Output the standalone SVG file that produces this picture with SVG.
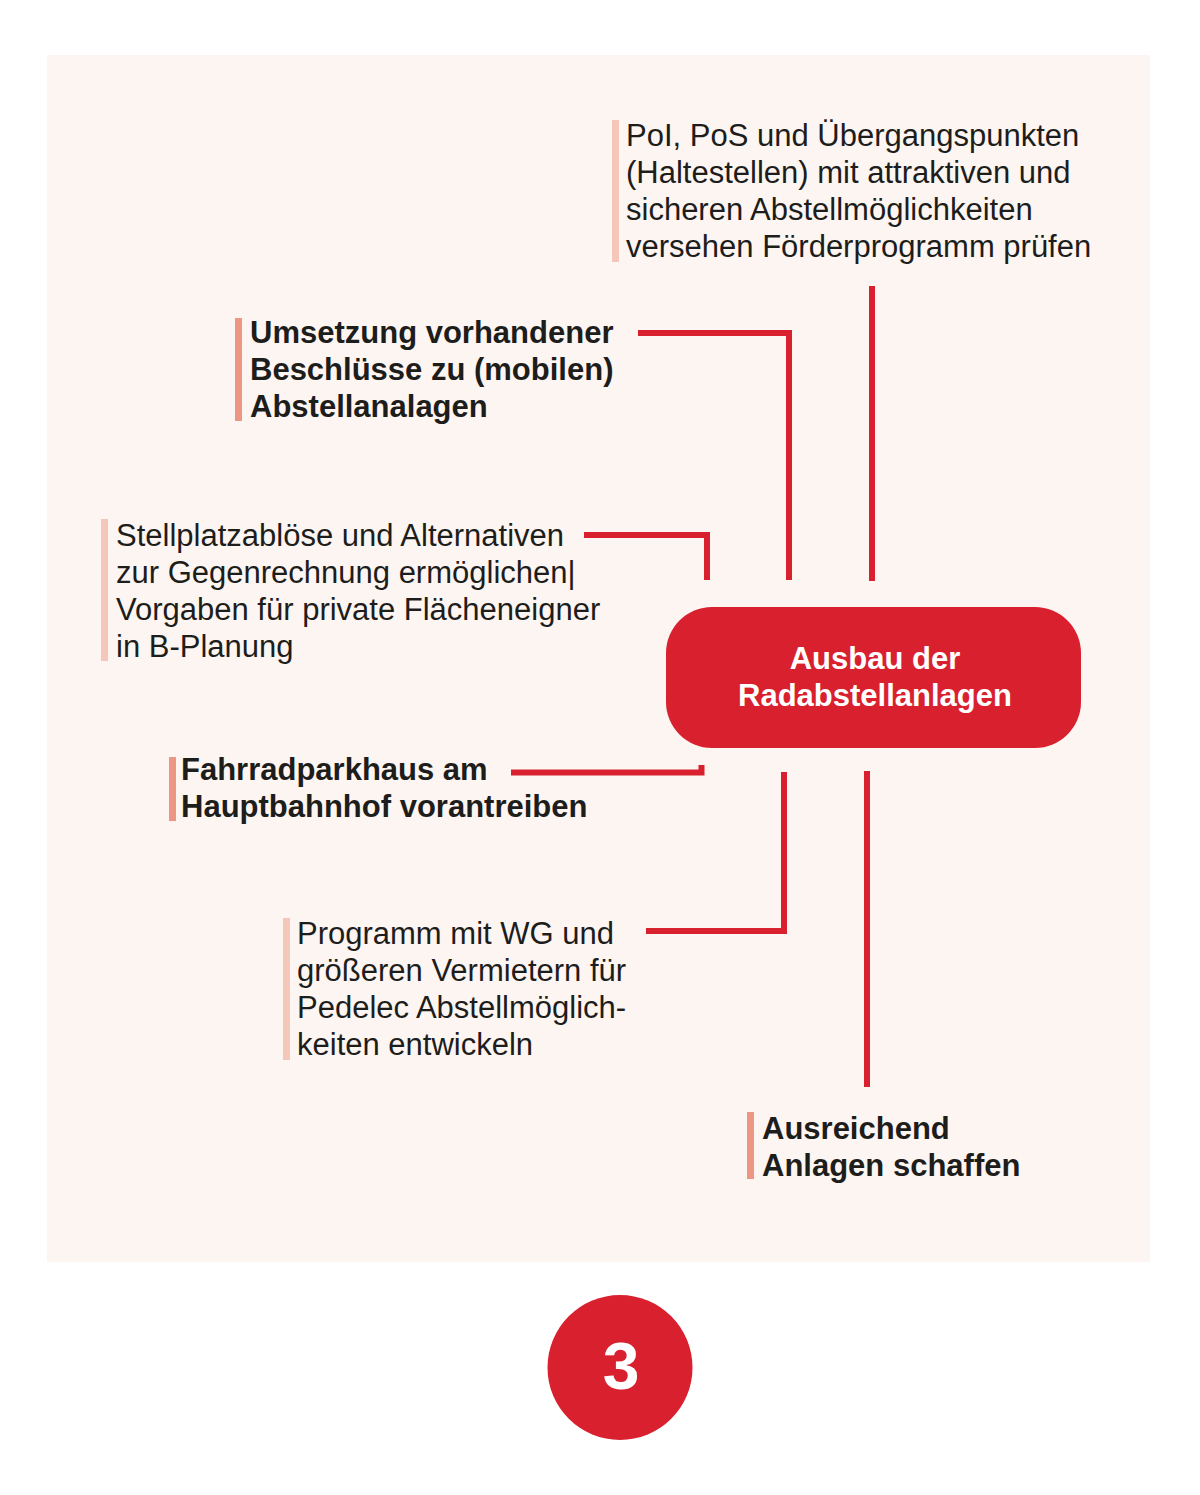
<svg xmlns="http://www.w3.org/2000/svg" width="1200" height="1495" viewBox="0 0 1200 1495">
<style>
.t{font-family:"Liberation Sans",Arial,sans-serif;font-size:31px;fill:#1d1d1b}
.b{font-weight:bold}
.w{font-family:"Liberation Sans",Arial,sans-serif;font-size:31px;font-weight:bold;fill:#ffffff}
.barL{fill:#f4c7ba}
.barD{fill:#ec9683}
.con{fill:none;stroke:#d9202e;stroke-width:6;stroke-linecap:butt;stroke-linejoin:miter}
</style>
<rect x="0" y="0" width="1200" height="1495" fill="#ffffff"/>
<rect x="47" y="55" width="1103" height="1207" fill="#fdf5f2"/>
<g id="connectors">
<path class="con" d="M872 286 V581"/>
<path class="con" d="M638 333 H789 V580"/>
<path class="con" d="M584 535 H707 V580"/>
<path class="con" d="M511 772.5 H701.5 V765"/>
<path class="con" d="M646 931 H784 V772"/>
<path class="con" d="M867 771 V1087"/>
</g>
<g id="main">
<rect x="666" y="607" width="415" height="141" rx="46" fill="#d9202e"/>
<text class="w" x="875" y="669" text-anchor="middle">Ausbau der</text>
<text class="w" x="875" y="706" text-anchor="middle">Radabstellanlagen</text>
</g>
<g id="n1">
<rect class="barL" x="612" y="120" width="7" height="142"/>
<text class="t" x="626" y="146">PoI, PoS und Übergangspunkten</text>
<text class="t" x="626" y="183">(Haltestellen) mit attraktiven und</text>
<text class="t" x="626" y="220">sicheren Abstellmöglichkeiten</text>
<text class="t" x="626" y="257">versehen Förderprogramm prüfen</text>
</g>
<g id="n2">
<rect class="barD" x="235" y="318" width="7" height="103"/>
<text class="t b" x="250" y="343">Umsetzung vorhandener</text>
<text class="t b" x="250" y="380">Beschlüsse zu (mobilen)</text>
<text class="t b" x="250" y="417">Abstellanalagen</text>
</g>
<g id="n3">
<rect class="barL" x="101" y="519" width="7" height="142"/>
<text class="t" x="116" y="546">Stellplatzablöse und Alternativen</text>
<text class="t" x="116" y="583">zur Gegenrechnung ermöglichen|</text>
<text class="t" x="116" y="620">Vorgaben für private Flächeneigner</text>
<text class="t" x="116" y="657">in B-Planung</text>
</g>
<g id="n4">
<rect class="barD" x="169" y="757" width="7" height="64"/>
<text class="t b" x="181" y="780">Fahrradparkhaus am</text>
<text class="t b" x="181" y="817">Hauptbahnhof vorantreiben</text>
</g>
<g id="n5">
<rect class="barL" x="283" y="918" width="7" height="142"/>
<text class="t" x="297" y="944">Programm mit WG und</text>
<text class="t" x="297" y="981">größeren Vermietern für</text>
<text class="t" x="297" y="1018">Pedelec Abstellmöglich-</text>
<text class="t" x="297" y="1055">keiten entwickeln</text>
</g>
<g id="n6">
<rect class="barD" x="747" y="1112" width="7" height="67"/>
<text class="t b" x="762" y="1139">Ausreichend</text>
<text class="t b" x="762" y="1176">Anlagen schaffen</text>
</g>
<g id="badge">
<circle cx="620" cy="1367.5" r="72.5" fill="#d9202e"/>
<text x="621" y="1389" text-anchor="middle" style="font-family:'Liberation Sans',Arial,sans-serif;font-size:66px;font-weight:bold;fill:#ffffff">3</text>
</g>
</svg>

-------------------------

-- What you should do --
Exclude the images, then output the data above word for word.

-- Task output --
Output the standalone SVG file that produces this picture with SVG.
<svg xmlns="http://www.w3.org/2000/svg" width="1200" height="1495" viewBox="0 0 1200 1495">
<style>
.t{font-family:"Liberation Sans",Arial,sans-serif;font-size:31px;fill:#1d1d1b}
.b{font-weight:bold}
.w{font-family:"Liberation Sans",Arial,sans-serif;font-size:31px;font-weight:bold;fill:#ffffff}
.barL{fill:#f4c7ba}
.barD{fill:#ec9683}
.con{fill:none;stroke:#d9202e;stroke-width:6;stroke-linecap:butt;stroke-linejoin:miter}
</style>
<rect x="0" y="0" width="1200" height="1495" fill="#ffffff"/>
<rect x="47" y="55" width="1103" height="1207" fill="#fdf5f2"/>
<g id="connectors">
<path class="con" d="M872 286 V581"/>
<path class="con" d="M638 333 H789 V580"/>
<path class="con" d="M584 535 H707 V580"/>
<path class="con" d="M511 772.5 H701.5 V765"/>
<path class="con" d="M646 931 H784 V772"/>
<path class="con" d="M867 771 V1087"/>
</g>
<g id="main">
<rect x="666" y="607" width="415" height="141" rx="46" fill="#d9202e"/>
<text class="w" x="875" y="669" text-anchor="middle">Ausbau der</text>
<text class="w" x="875" y="706" text-anchor="middle">Radabstellanlagen</text>
</g>
<g id="n1">
<rect class="barL" x="612" y="120" width="7" height="142"/>
<text class="t" x="626" y="146">PoI, PoS und Übergangspunkten</text>
<text class="t" x="626" y="183">(Haltestellen) mit attraktiven und</text>
<text class="t" x="626" y="220">sicheren Abstellmöglichkeiten</text>
<text class="t" x="626" y="257">versehen Förderprogramm prüfen</text>
</g>
<g id="n2">
<rect class="barD" x="235" y="318" width="7" height="103"/>
<text class="t b" x="250" y="343">Umsetzung vorhandener</text>
<text class="t b" x="250" y="380">Beschlüsse zu (mobilen)</text>
<text class="t b" x="250" y="417">Abstellanalagen</text>
</g>
<g id="n3">
<rect class="barL" x="101" y="519" width="7" height="142"/>
<text class="t" x="116" y="546">Stellplatzablöse und Alternativen</text>
<text class="t" x="116" y="583">zur Gegenrechnung ermöglichen|</text>
<text class="t" x="116" y="620">Vorgaben für private Flächeneigner</text>
<text class="t" x="116" y="657">in B-Planung</text>
</g>
<g id="n4">
<rect class="barD" x="169" y="757" width="7" height="64"/>
<text class="t b" x="181" y="780">Fahrradparkhaus am</text>
<text class="t b" x="181" y="817">Hauptbahnhof vorantreiben</text>
</g>
<g id="n5">
<rect class="barL" x="283" y="918" width="7" height="142"/>
<text class="t" x="297" y="944">Programm mit WG und</text>
<text class="t" x="297" y="981">größeren Vermietern für</text>
<text class="t" x="297" y="1018">Pedelec Abstellmöglich-</text>
<text class="t" x="297" y="1055">keiten entwickeln</text>
</g>
<g id="n6">
<rect class="barD" x="747" y="1112" width="7" height="67"/>
<text class="t b" x="762" y="1139">Ausreichend</text>
<text class="t b" x="762" y="1176">Anlagen schaffen</text>
</g>
<g id="badge">
<circle cx="620" cy="1367.5" r="72.5" fill="#d9202e"/>
<text x="621" y="1389" text-anchor="middle" style="font-family:'Liberation Sans',Arial,sans-serif;font-size:66px;font-weight:bold;fill:#ffffff">3</text>
</g>
</svg>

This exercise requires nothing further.